On May 5th, the New York State Museum will open an ongoing exhibition highlighting never-before-displayed artifacts from Fort Orange, the 17th-century precursor of the state’s capital city. The exhibition, titled “a small fort, which our people call Fort Orange,” examines the momentous archaeological discovery of the fort in 1970, as well as the lasting impact of Dutch settlement of New York 400 years ago. The title is taken from “The New World” by Johannes De Laet, a director of the Dutch West India Company, recorded in 1625.
“a small fort, which our people call Fort Orange”

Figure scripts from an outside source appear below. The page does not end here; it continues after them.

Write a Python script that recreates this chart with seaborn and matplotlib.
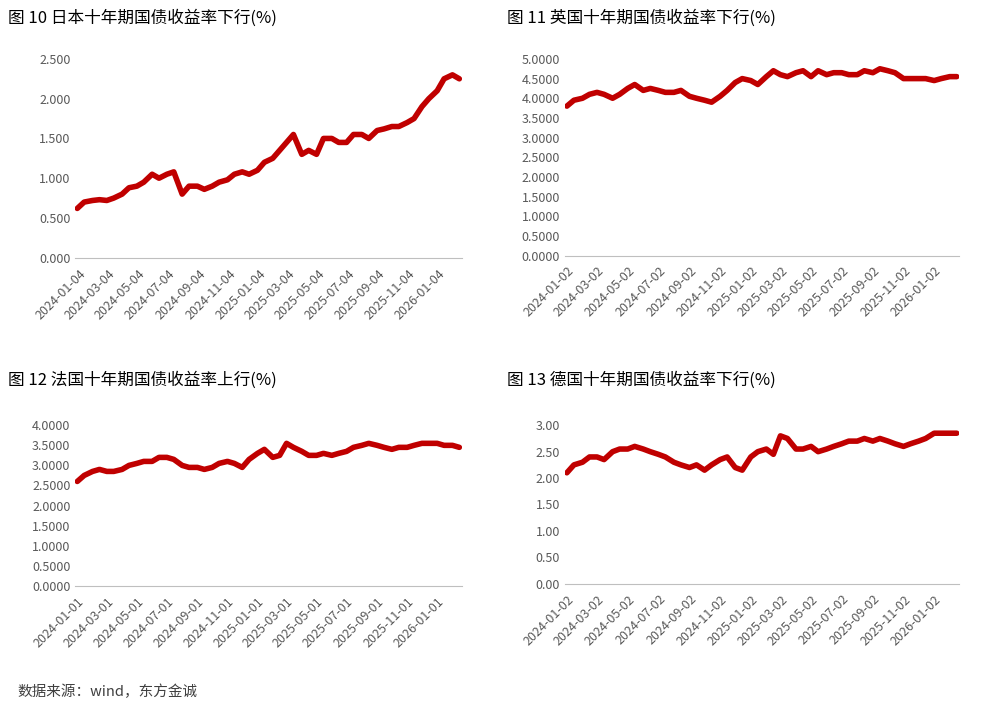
import matplotlib
matplotlib.use("Agg")
import matplotlib.pyplot as plt
import matplotlib.dates as mdates
import seaborn as sns
import pandas as pd
from matplotlib.ticker import FormatStrFormatter, MultipleLocator

sns.set_style("white")
plt.rcParams['font.family'] = ['Noto Sans CJK SC', 'DejaVu Sans']

jp = [0.62,0.70,0.72,0.73,0.72,0.75,0.80,0.88,0.90,0.95,1.05,1.00,1.05,1.08,0.80,0.90,0.90,0.86,0.90,0.95,
      0.98,1.05,1.08,1.05,1.10,1.20,1.25,1.35,1.45,1.55,1.30,1.35,1.30,1.50,1.50,1.45,1.45,1.55,1.55,1.50,
      1.60,1.62,1.65,1.65,1.70,1.75,1.90,2.00,2.10,2.25,2.30,2.25]
uk = [3.8,3.95,4.0,4.1,4.15,4.1,4.0,4.1,4.25,4.35,4.2,4.25,4.2,4.15,4.15,4.2,4.05,4.0,3.95,3.9,
      4.05,4.2,4.4,4.5,4.45,4.35,4.55,4.7,4.6,4.55,4.65,4.7,4.55,4.7,4.6,4.65,4.65,4.6,4.6,4.7,
      4.65,4.75,4.7,4.65,4.5,4.5,4.5,4.5,4.45,4.5,4.55,4.55]
fr = [2.6,2.75,2.85,2.9,2.85,2.85,2.9,3.0,3.05,3.1,3.1,3.2,3.2,3.15,3.0,2.95,2.95,2.9,2.95,3.05,
      3.1,3.05,2.95,3.15,3.3,3.4,3.2,3.25,3.55,3.45,3.35,3.25,3.25,3.3,3.25,3.3,3.35,3.45,3.5,3.55,
      3.5,3.45,3.4,3.45,3.45,3.5,3.55,3.55,3.55,3.5,3.5,3.45]
de = [2.1,2.25,2.3,2.4,2.4,2.35,2.5,2.55,2.55,2.6,2.55,2.5,2.45,2.4,2.3,2.25,2.2,2.25,2.15,2.25,
      2.35,2.4,2.2,2.15,2.4,2.5,2.55,2.45,2.8,2.75,2.55,2.55,2.6,2.5,2.55,2.6,2.65,2.7,2.7,2.75,
      2.7,2.75,2.7,2.65,2.6,2.65,2.7,2.75,2.85,2.85,2.85,2.85]

titles = ["图 10 日本十年期国债收益率下行(%)", "图 11 英国十年期国债收益率下行(%)",
          "图 12 法国十年期国债收益率上行(%)", "图 13 德国十年期国债收益率下行(%)"]
tick_day = ["2024-01-04", "2024-01-02", "2024-01-01", "2024-01-02"]
ymax = [2.5, 5.0, 4.0, 3.0]
fmts = ["%.3f", "%.4f", "%.4f", "%.2f"]
series = [jp, uk, fr, de]

def semi_monthly(n):
    d = []
    for m in pd.date_range("2024-01-01", periods=(n + 1) // 2, freq="MS"):
        d += [m, m + pd.Timedelta(days=14)]
    return d[:n]

fig = plt.figure(figsize=(9.91, 7.10), dpi=100)
boxes = [(0.076, 0.637, 0.390, 0.28), (0.570, 0.640, 0.398, 0.277),
         (0.076, 0.175, 0.390, 0.226), (0.570, 0.178, 0.398, 0.223)]
title_pos = [(0.008, 0.975), (0.512, 0.975), (0.008, 0.465), (0.512, 0.465)]
for i in range(4):
    ax = fig.add_axes(boxes[i])
    df = pd.DataFrame({"date": semi_monthly(len(series[i])), "v": series[i]})
    sns.lineplot(data=df, x="date", y="v", ax=ax, color="#C00000", linewidth=4)
    ax.set_xlabel(""); ax.set_ylabel("")
    ax.set_ylim(0, ymax[i]); ax.yaxis.set_major_locator(MultipleLocator(0.5))
    ax.yaxis.set_major_formatter(FormatStrFormatter(fmts[i]))
    day = int(tick_day[i][-2:])
    ax.xaxis.set_major_locator(mdates.MonthLocator(bymonth=[1,3,5,7,9,11], bymonthday=day))
    ax.xaxis.set_major_formatter(mdates.DateFormatter("%Y-%m-%d"))
    ax.set_xlim(pd.Timestamp("2023-12-28"), pd.Timestamp("2026-02-20"))
    for s in ["top", "right", "left"]:
        ax.spines[s].set_visible(False)
    ax.spines["bottom"].set_color("#bfbfbf")
    ax.tick_params(axis="both", colors="#595959", labelsize=9, length=0)
    ax.tick_params(axis="x", length=3, color="#bfbfbf")
    plt.setp(ax.get_xticklabels(), rotation=45, ha="right", rotation_mode="anchor")
    fig.text(title_pos[i][0], title_pos[i][1], titles[i], fontsize=12, va="center", color="black")
fig.text(0.018, 0.02, "数据来源：wind，东方金诚", fontsize=10.5, color="#404040")
fig.savefig("out.png", dpi=100)
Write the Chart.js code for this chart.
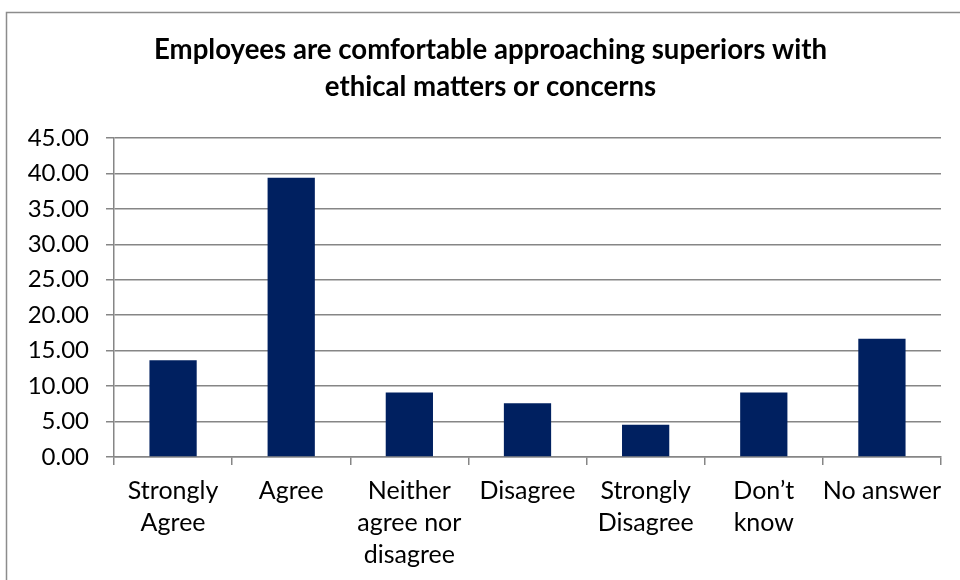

Fort Orange was the first permanent Dutch settlement in New Netherland, built as a trading post by the West India Company in 1624 at the location of present-day Albany along the Hudson River. Between 1624 and 1664, the fort’s role in the development of New Netherland changed—from a point of contact and trade between Native Americans and Europeans, to an enclosure with dwellings and private enterprises, and finally an abandoned space consumed by the development of Albany.
Centuries later, Fort Orange on the surface had long disappeared. But in a six-month period in 1970 and 1971—just ahead of Interstate 787 construction—a small archaeology team from the State Historic Trust (predecessor to the Office of Parks, Recreation and Historic Preservation, or OPRHP), headed by Paul Huey and composed mostly of volunteers, made remarkable discoveries about life in the Dutch colony at Fort Orange. In 2016, a collection of 36,000 artifacts from Fort Orange was transferred from OPRHP to the New York State Museum.
This exhibition includes select artifacts, film footage from the excavation, and four decades of historical and archaeological research are highlighted—including renderings of the fort by Historical Artist Len Tantillo. Dutch ceramics on loan from the Albany Institute of History & Art help bring life to the story.